Republican presidential candidate, Senator John McCain, reacts to the crowd during a rally at Otterbein College in Westerville, Ohio, yesterday. - AP
WASHINGTON (AP):
IN AN outbreak of class warfare, Republican John McCain likened Democrat Barack Obama to European socialists who advocate redistributing wealth as he desperately tried to reverse his declining poll numbers.
With just over two weeks remaining to election day, the campaign heated up Saturday as Obama countered by accusing his rival of being "out of touch" with the struggles of middle-class Americans who need "a break".
Increasingly aggressive
The presidential candidates swapped sharply worded charges over tax cuts, each accusing the other of short-changing middle-income Americans at a time of economic hardship for millions.
McCain has become increasingly aggressive in debates, personal appearances and - in the last few days - automated phone calls as the polls showed him falling behind nationally as well as in several key battleground states.
Obama attacks his rival heartily, and his rhetoric is backed by a late-campaign television advertising blitz that McCain has been unable to match.
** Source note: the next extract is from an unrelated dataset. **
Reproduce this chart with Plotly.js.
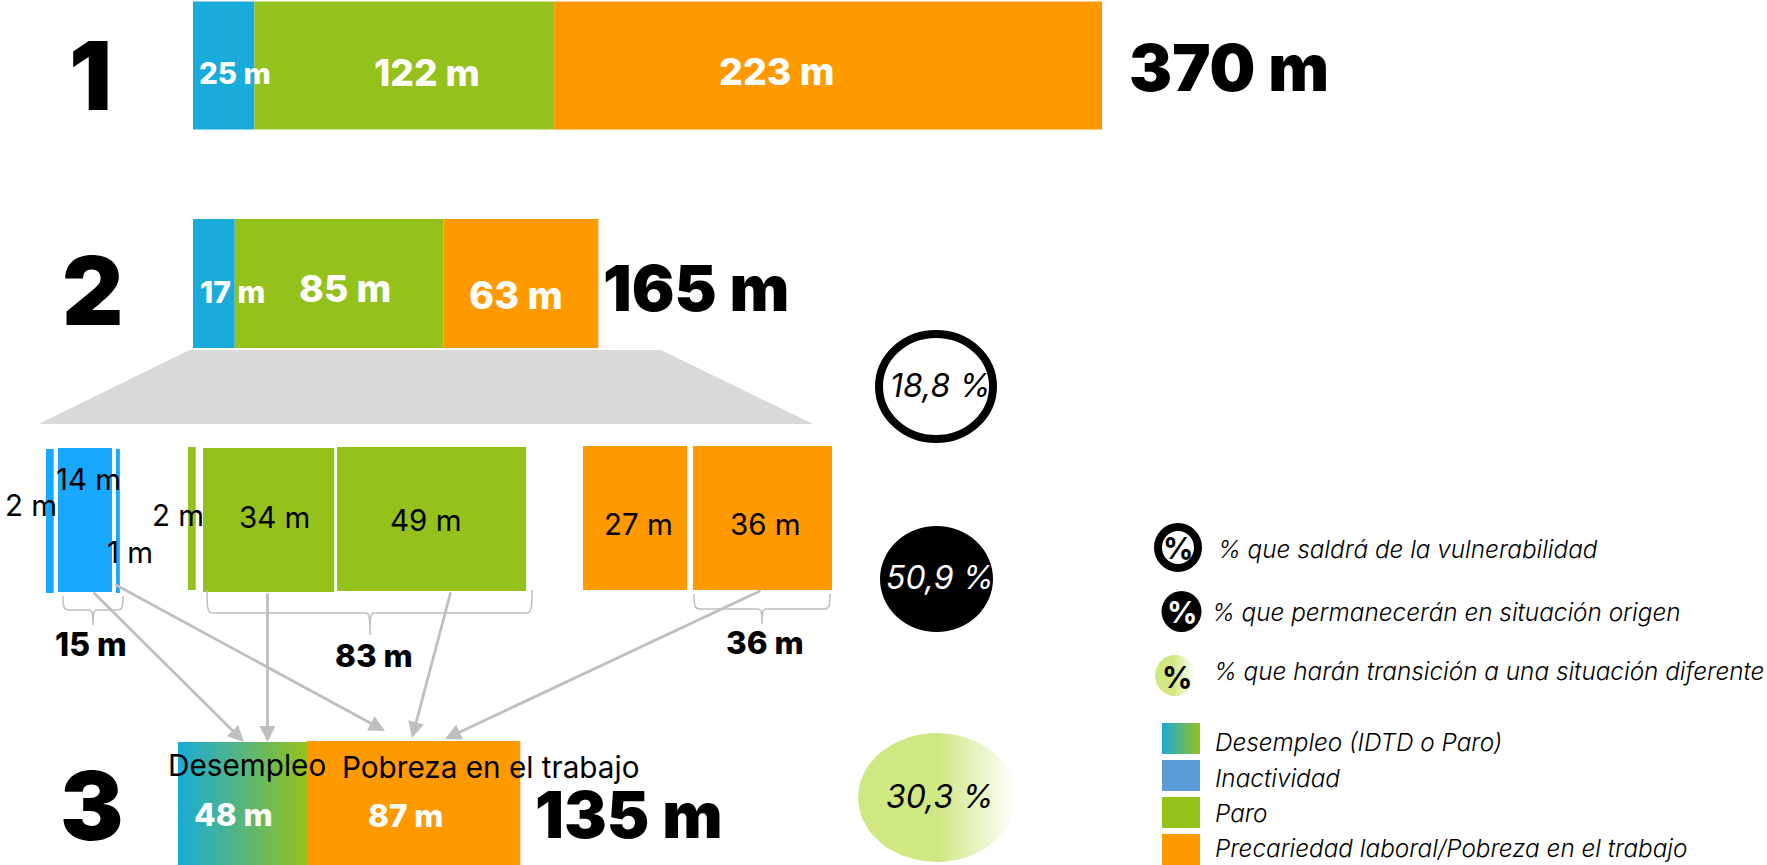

The candidates' itineraries underscored McCain's mounting problems holding on to states that traditionally have been safe for Republicans.
Obama spent the day in Missouri, a bellwether state that voted for President George W. Bush in 2004. Campaign aides, citing local police, estimated 100,000 people turned out to hear him at the Gateway Arch in St Louis on the banks of the Mississippi River.
State-by-state vote
Only once since 1904 has the Midwestern state failed to vote for the ultimate presidential election winner. The US election is not a national ballot; it is won or lost on a state-by-state basis, with the most populous states holding the most electoral votes.
McCain campaigned in North Carolina and Virginia, a pair of traditionally Republican states he is struggling to hold. Aides estimated his North Carolina crowd at 4,000 to 5,000, a number he matched later in the day during an outdoor appearance in Woodbridge, Virginia.
The senator took the stage there to the theme song of Rocky, a movie about an underdog and comeback fighter, who loses his big fight in the final scene of the film.
The last Democratic candidate to win North Carolina was Southerner Jimmy Carter in 1976 when the Republicans were reeling from President Richard Nixon's resignation following the Watergate scandal. Virginia has not voted for a Democratic nominee since President Lyndon Johnson's landslide victory in 1964.
McCain fired the first volley Saturday, accusing his rival of wanting to "convert the IRS (Internal Revenue Service) into a giant welfare agency, redistributing massive amounts of wealth at the direction of politicians in Washington".
"At least in Europe, the socialist leaders who so admire my opponent are upfront about their objectives," the Arizona senator said in his radio address. "They use real numbers and honest language. And we should demand equal candour from Senator Obama. Raising taxes on some in order to give cheques to others is not a tax cut; it's just another government giveaway."